Note: $g(x)^3=g(x)\cdot g(x)\cdot g(x)$.
My attempt:
I first considered some algebraic manipulations, but I couldn't express $g(x)$ in terms of $x^2, e^x$ or any other elementary function, so I looked up for the Lambert W function, but the expression I have isn't of the form: $$e^{g(x)}+bg(x)+c,\quad b,c\in\Bbb R.$$
I turned to analyzing its behaviour.
$e^{g(x)}+(1+e^x)g(x)^3=1+x^2\ge 1$
Let $h(x)=e^{g(x)}+(1+e^x)g(x)^3=1+x^2,\space h(x)$ is even, differentiable and has a global minimum at $x=0$ and is decreasing on $(-\infty,0)$ and increasing on $[0,+\infty)$.
$e^{g(x)}>0,\space e^x+1>1\space\forall x\in\Bbb R$, so
$$\begin{aligned}e^{g(x)}=1+x^2-(1+e^x)g(x)^3&>0\\ g(x)^3&<\frac{1+x^2}{1+e^x}\\\iff g(x)&<\sqrt[3]{\frac{1+x^2}{1+e^x}}\\\implies\lim_{x\to \color{red}{+}\infty}g(x)&<\lim_{x\to\color{red}{+}\infty}\sqrt{\frac{1+x^2}{1+e^x}}=0\end{aligned}$$
But I couldn't conclude anything for $g(x)$ except that $\lim\limits_{x\to+\infty}e^{g(x)}<1$ and $\lim\limits_{x\to-\infty}\frac{1+x^2}{1+e^x}=\infty$.
I tried to differentiate $h(x)$: $$h'(x)=g'(x)e^{g(x)}+e^xg(x)^3+(1+e^x)3g'(x)g(x)^2,$$ but it doesn't seem fruitful.

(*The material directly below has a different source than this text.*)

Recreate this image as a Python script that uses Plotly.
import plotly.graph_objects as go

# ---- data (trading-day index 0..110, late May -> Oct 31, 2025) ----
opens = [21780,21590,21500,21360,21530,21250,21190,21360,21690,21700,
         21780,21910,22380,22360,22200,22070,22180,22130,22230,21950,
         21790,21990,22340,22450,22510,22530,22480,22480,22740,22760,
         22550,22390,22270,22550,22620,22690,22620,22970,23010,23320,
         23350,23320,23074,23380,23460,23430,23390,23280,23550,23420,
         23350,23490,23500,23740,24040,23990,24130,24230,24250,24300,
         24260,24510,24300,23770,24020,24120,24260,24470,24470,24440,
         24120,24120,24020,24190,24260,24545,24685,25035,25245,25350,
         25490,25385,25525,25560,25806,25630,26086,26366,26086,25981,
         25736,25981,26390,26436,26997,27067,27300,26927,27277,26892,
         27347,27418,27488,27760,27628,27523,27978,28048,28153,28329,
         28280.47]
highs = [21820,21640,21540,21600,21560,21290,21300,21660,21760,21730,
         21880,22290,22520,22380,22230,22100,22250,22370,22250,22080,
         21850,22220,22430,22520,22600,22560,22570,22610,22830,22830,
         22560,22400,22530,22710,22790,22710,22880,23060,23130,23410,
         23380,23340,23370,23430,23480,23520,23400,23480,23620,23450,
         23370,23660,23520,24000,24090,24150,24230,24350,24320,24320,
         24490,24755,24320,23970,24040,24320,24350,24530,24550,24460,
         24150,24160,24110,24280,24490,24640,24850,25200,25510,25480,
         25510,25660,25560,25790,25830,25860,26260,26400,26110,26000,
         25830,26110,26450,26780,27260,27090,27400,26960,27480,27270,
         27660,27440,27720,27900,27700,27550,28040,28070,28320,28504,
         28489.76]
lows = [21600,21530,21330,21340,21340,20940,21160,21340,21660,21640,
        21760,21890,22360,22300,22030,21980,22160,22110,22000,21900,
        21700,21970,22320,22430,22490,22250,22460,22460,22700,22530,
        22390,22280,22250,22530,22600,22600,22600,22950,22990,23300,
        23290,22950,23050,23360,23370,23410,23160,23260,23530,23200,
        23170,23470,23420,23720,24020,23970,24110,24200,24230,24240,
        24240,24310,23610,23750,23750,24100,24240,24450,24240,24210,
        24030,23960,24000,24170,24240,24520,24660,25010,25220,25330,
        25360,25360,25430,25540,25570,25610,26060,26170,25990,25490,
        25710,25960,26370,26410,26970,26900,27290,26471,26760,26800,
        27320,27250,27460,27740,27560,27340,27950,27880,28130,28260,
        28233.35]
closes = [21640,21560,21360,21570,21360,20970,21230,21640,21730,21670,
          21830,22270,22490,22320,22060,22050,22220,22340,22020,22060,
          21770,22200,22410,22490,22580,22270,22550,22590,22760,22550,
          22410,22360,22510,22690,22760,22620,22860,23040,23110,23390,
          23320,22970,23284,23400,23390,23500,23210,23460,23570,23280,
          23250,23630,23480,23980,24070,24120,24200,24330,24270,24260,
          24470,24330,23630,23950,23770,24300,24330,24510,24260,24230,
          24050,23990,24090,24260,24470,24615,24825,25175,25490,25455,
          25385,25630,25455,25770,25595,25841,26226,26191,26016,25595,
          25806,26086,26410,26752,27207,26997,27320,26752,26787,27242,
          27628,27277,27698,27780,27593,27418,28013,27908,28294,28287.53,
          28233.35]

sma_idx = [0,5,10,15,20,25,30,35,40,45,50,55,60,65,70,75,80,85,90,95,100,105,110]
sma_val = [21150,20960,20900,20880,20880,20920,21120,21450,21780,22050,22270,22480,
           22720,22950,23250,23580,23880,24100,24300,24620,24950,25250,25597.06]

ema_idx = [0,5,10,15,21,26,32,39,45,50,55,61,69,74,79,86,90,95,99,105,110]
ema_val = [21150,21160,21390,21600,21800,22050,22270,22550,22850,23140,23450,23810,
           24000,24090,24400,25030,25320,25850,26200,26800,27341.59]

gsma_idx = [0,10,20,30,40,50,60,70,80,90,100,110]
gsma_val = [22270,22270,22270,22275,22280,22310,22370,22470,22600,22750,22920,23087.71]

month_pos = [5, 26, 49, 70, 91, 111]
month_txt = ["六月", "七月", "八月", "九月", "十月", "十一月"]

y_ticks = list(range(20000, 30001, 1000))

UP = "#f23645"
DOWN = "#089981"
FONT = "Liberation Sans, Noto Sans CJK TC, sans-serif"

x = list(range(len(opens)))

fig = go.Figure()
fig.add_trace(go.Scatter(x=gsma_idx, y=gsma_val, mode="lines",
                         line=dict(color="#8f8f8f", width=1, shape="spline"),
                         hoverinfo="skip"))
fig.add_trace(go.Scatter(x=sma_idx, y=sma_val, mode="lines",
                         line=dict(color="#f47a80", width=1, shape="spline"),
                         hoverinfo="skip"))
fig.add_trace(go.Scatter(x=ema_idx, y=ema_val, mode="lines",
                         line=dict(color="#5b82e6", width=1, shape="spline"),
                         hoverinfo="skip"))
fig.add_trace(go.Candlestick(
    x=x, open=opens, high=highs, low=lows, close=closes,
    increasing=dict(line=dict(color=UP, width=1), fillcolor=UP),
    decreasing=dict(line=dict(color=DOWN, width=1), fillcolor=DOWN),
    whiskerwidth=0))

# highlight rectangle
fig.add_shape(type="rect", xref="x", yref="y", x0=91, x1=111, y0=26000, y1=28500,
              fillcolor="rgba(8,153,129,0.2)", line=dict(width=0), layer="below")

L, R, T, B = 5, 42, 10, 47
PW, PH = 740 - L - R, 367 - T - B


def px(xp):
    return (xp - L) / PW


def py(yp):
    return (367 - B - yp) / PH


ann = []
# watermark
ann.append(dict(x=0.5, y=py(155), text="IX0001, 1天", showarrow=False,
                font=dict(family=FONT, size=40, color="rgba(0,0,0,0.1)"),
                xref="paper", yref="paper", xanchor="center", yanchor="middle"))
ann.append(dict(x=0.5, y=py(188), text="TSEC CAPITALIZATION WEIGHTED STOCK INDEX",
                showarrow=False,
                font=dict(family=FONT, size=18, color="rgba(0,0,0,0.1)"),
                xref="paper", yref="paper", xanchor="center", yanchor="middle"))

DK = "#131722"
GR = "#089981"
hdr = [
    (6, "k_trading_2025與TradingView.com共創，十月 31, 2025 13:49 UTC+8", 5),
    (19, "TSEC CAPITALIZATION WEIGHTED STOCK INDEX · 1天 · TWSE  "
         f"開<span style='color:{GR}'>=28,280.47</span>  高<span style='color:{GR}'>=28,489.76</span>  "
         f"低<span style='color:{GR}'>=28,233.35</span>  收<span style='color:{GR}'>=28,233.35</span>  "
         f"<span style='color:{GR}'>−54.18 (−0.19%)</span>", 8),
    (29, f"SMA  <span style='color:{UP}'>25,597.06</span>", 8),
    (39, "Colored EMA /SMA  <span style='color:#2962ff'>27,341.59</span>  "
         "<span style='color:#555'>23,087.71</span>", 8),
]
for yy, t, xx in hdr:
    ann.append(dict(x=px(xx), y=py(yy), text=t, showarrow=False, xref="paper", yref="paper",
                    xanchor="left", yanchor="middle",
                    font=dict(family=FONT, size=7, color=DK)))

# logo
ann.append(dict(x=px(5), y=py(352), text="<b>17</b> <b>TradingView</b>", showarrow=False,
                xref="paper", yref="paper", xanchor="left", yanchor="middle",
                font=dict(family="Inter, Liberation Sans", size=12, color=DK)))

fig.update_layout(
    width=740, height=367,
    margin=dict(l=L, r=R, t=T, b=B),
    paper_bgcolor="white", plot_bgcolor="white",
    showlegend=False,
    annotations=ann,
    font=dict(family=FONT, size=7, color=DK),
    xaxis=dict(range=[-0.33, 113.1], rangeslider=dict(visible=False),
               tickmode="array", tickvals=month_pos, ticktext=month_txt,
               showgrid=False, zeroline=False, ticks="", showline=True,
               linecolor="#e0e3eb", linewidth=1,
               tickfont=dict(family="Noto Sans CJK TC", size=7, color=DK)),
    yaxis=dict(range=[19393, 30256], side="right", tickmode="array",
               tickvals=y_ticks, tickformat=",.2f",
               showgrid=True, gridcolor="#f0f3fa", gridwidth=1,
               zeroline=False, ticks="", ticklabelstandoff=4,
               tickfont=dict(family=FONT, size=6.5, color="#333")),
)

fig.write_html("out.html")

Is there another way of determing whether such unique function exists, that I failed to see?
Thank you in advance!
It asks whether there exists a unique $y$ such that $e^{y} + (1+e^{x}) y^{3} = 1+x^{2}$ for each $x$.
Fix $x$, and consider a function $$ H(y):= e^{y} + (1+e^{x})y^{3} - 1-x^{2}. $$ We see that $\frac{dH}{dy} = e^{y} + 3y^{2}(1+e^{x}) >0$ for all $y \in \mathbb{R}$: $H$ is strictly increasing. Furthermore, $\lim_{y \rightarrow \pm \infty} H(y) = \pm \infty$. Indeed, we compare $H(y)$ with $H_{1}(y) := e^{y} - 1-x^{2}$ and $H_{2}(y):=(1+e^{x})y^{3} - 1 - x^{2}$: $H(y) \ge H_{1}(y)$ and $H(y) \le H_{2}(y)$ always. Now observe $\lim_{y \rightarrow +\infty} H_{1}(y) = +\infty$ and $\lim_{y \rightarrow -\infty} H_{2}(y) = -\infty$.
By the continuity of $H$ and the intermediate value theorem, there exists some $y$ such that $H(y) = 0$. By strict monotonicity of $H$, such $y$ is unique. Thus, for each $x \in \mathbb{R}$, there exists a unique value $y=g(x)$ satisfying the condition you desired.